Data lines:
** Start **

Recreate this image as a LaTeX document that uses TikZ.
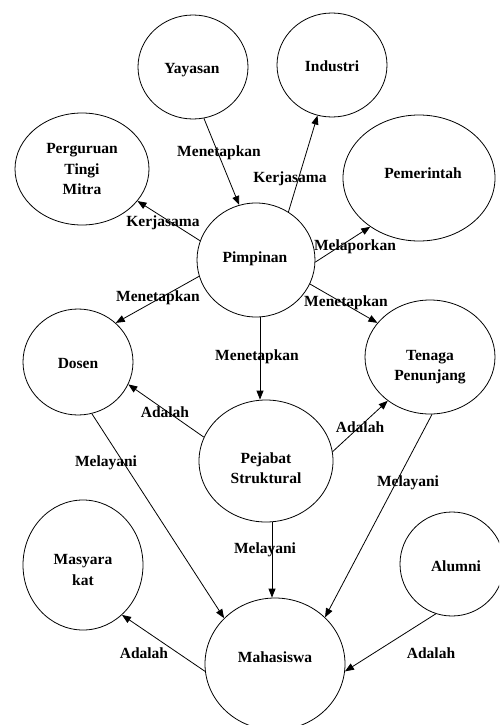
\documentclass[tikz,border=0pt]{standalone}
\usepackage{fontspec}
\setmainfont{Liberation Serif}
\usetikzlibrary{shapes.geometric,arrows.meta}
\begin{document}
\begin{tikzpicture}[x=1pt,y=-1pt,
  bub/.style={draw, ellipse, inner sep=0pt, line width=0.8pt},
  txt/.style={font=\bfseries\fontsize{15.5}{20.5}\selectfont, align=center, inner sep=0pt},
  rel/.style={draw, line width=0.8pt, -{Triangle[length=9pt,width=7pt]}},
  lab/.style={font=\bfseries\fontsize{15.5}{20.5}\selectfont, inner sep=0pt}]
\useasboundingbox (0,0) rectangle (499,725);
\clip (0,0) rectangle (499,725);

% bubbles
\node[bub, minimum width=110, minimum height=104] (yay) at (193,67) {};
\node[bub, minimum width=110, minimum height=104] (ind) at (332,65) {};
\node[bub, minimum width=134, minimum height=112] (per) at (82,169) {};
\node[bub, minimum width=152, minimum height=126] (pem) at (419,178) {};
\node[bub, minimum width=118, minimum height=114] (pim) at (256,260) {};
\node[bub, minimum width=110, minimum height=106] (dos) at (78,362) {};
\node[bub, minimum width=130, minimum height=114] (ten) at (430,357) {};
\node[bub, minimum width=134, minimum height=122] (pej) at (266,461) {};
\node[bub, minimum width=120, minimum height=130] (mas) at (83,565) {};
\node[bub, minimum width=104, minimum height=104] (alu) at (452,564) {};
\node[bub, minimum width=140, minimum height=132] (mah) at (275,664) {};

% bubble texts
\node[txt] (yayT) at (192,70) {Yayasan};
\node[txt] (indT) at (332,66) {Industri};
\node[txt] (perT) at (82,169) {Perguruan\\Tingi\\Mitra};
\node[txt] (pemT) at (423,173) {Pemerintah};
\node[txt] (pimT) at (255,259) {Pimpinan};
\node[txt] (dosT) at (78,363) {Dosen};
\node[txt] (tenT) at (430,367) {Tenaga\\Penunjang};
\node[txt] (pejT) at (266,468) {Pejabat\\Struktural};
\node[txt] (masT) at (83,570) {Masyara\\kat};
\node[txt] (aluT) at (456,566) {Alumni};
\node[txt] (mahT) at (275,657) {Mahasiswa};

% relations
\draw[rel] (yay.-78) -- (pim.107);
\draw[rel] (pim.56) -- (ind.254);
\draw[rel] (pim.161) -- (per.-30);
\draw[rel] (pim.-2) -- (pem.225);
\draw[rel] (pim.196) -- (dos.46);
\draw[rel] (pim.-24) -- (ten.147);
\draw[rel] ([xshift=4pt]pim.south) -- ([xshift=4pt]pim.south |- pej.north);
\draw[rel] (pej.159) -- (dos.-24);
\draw[rel] (pej.8) -- (ten.226);
\draw[rel] (dos.-75) -- (mah.138);
\draw[rel] (ten.-88) -- (mah.43);
\draw[rel] ([xshift=6pt]pej.south) -- ([xshift=6pt]pej.south |- mah.north);
\draw[rel] (mah.186) -- (mas.-52);
\draw[rel] (alu.252) -- (mah.-6);

% relation labels
\node[lab] (l1) at (219,153) {Menetapkan};
\node[lab] (l2) at (290,179) {Kerjasama};
\node[lab] (l3) at (163,223) {Kerjasama};
\node[lab] (l4) at (355,247) {Melaporkan};
\node[lab] (l5) at (158,298) {Menetapkan};
\node[lab] (l6) at (346,303) {Menetapkan};
\node[lab] (l7) at (257,357) {Menetapkan};
\node[lab] (l8) at (165,412) {Adalah};
\node[lab] (l9) at (360,427) {Adalah};
\node[lab] (l10) at (106,463) {Melayani};
\node[lab] (l11) at (408,483) {Melayani};
\node[lab] (l12) at (265,550) {Melayani};
\node[lab] (l13) at (144,653) {Adalah};
\node[lab] (l14) at (431,653) {Adalah};
\end{tikzpicture}
\end{document}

** End **

What you need to do:
Transcribe the whole listing exactly. Pictures stay out of your copy.

Expected answer:
Recreate this image as a LaTeX document that uses TikZ.
\documentclass[tikz,border=0pt]{standalone}
\usepackage{fontspec}
\setmainfont{Liberation Serif}
\usetikzlibrary{shapes.geometric,arrows.meta}
\begin{document}
\begin{tikzpicture}[x=1pt,y=-1pt,
  bub/.style={draw, ellipse, inner sep=0pt, line width=0.8pt},
  txt/.style={font=\bfseries\fontsize{15.5}{20.5}\selectfont, align=center, inner sep=0pt},
  rel/.style={draw, line width=0.8pt, -{Triangle[length=9pt,width=7pt]}},
  lab/.style={font=\bfseries\fontsize{15.5}{20.5}\selectfont, inner sep=0pt}]
\useasboundingbox (0,0) rectangle (499,725);
\clip (0,0) rectangle (499,725);

% bubbles
\node[bub, minimum width=110, minimum height=104] (yay) at (193,67) {};
\node[bub, minimum width=110, minimum height=104] (ind) at (332,65) {};
\node[bub, minimum width=134, minimum height=112] (per) at (82,169) {};
\node[bub, minimum width=152, minimum height=126] (pem) at (419,178) {};
\node[bub, minimum width=118, minimum height=114] (pim) at (256,260) {};
\node[bub, minimum width=110, minimum height=106] (dos) at (78,362) {};
\node[bub, minimum width=130, minimum height=114] (ten) at (430,357) {};
\node[bub, minimum width=134, minimum height=122] (pej) at (266,461) {};
\node[bub, minimum width=120, minimum height=130] (mas) at (83,565) {};
\node[bub, minimum width=104, minimum height=104] (alu) at (452,564) {};
\node[bub, minimum width=140, minimum height=132] (mah) at (275,664) {};

% bubble texts
\node[txt] (yayT) at (192,70) {Yayasan};
\node[txt] (indT) at (332,66) {Industri};
\node[txt] (perT) at (82,169) {Perguruan\\Tingi\\Mitra};
\node[txt] (pemT) at (423,173) {Pemerintah};
\node[txt] (pimT) at (255,259) {Pimpinan};
\node[txt] (dosT) at (78,363) {Dosen};
\node[txt] (tenT) at (430,367) {Tenaga\\Penunjang};
\node[txt] (pejT) at (266,468) {Pejabat\\Struktural};
\node[txt] (masT) at (83,570) {Masyara\\kat};
\node[txt] (aluT) at (456,566) {Alumni};
\node[txt] (mahT) at (275,657) {Mahasiswa};

% relations
\draw[rel] (yay.-78) -- (pim.107);
\draw[rel] (pim.56) -- (ind.254);
\draw[rel] (pim.161) -- (per.-30);
\draw[rel] (pim.-2) -- (pem.225);
\draw[rel] (pim.196) -- (dos.46);
\draw[rel] (pim.-24) -- (ten.147);
\draw[rel] ([xshift=4pt]pim.south) -- ([xshift=4pt]pim.south |- pej.north);
\draw[rel] (pej.159) -- (dos.-24);
\draw[rel] (pej.8) -- (ten.226);
\draw[rel] (dos.-75) -- (mah.138);
\draw[rel] (ten.-88) -- (mah.43);
\draw[rel] ([xshift=6pt]pej.south) -- ([xshift=6pt]pej.south |- mah.north);
\draw[rel] (mah.186) -- (mas.-52);
\draw[rel] (alu.252) -- (mah.-6);

% relation labels
\node[lab] (l1) at (219,153) {Menetapkan};
\node[lab] (l2) at (290,179) {Kerjasama};
\node[lab] (l3) at (163,223) {Kerjasama};
\node[lab] (l4) at (355,247) {Melaporkan};
\node[lab] (l5) at (158,298) {Menetapkan};
\node[lab] (l6) at (346,303) {Menetapkan};
\node[lab] (l7) at (257,357) {Menetapkan};
\node[lab] (l8) at (165,412) {Adalah};
\node[lab] (l9) at (360,427) {Adalah};
\node[lab] (l10) at (106,463) {Melayani};
\node[lab] (l11) at (408,483) {Melayani};
\node[lab] (l12) at (265,550) {Melayani};
\node[lab] (l13) at (144,653) {Adalah};
\node[lab] (l14) at (431,653) {Adalah};
\end{tikzpicture}
\end{document}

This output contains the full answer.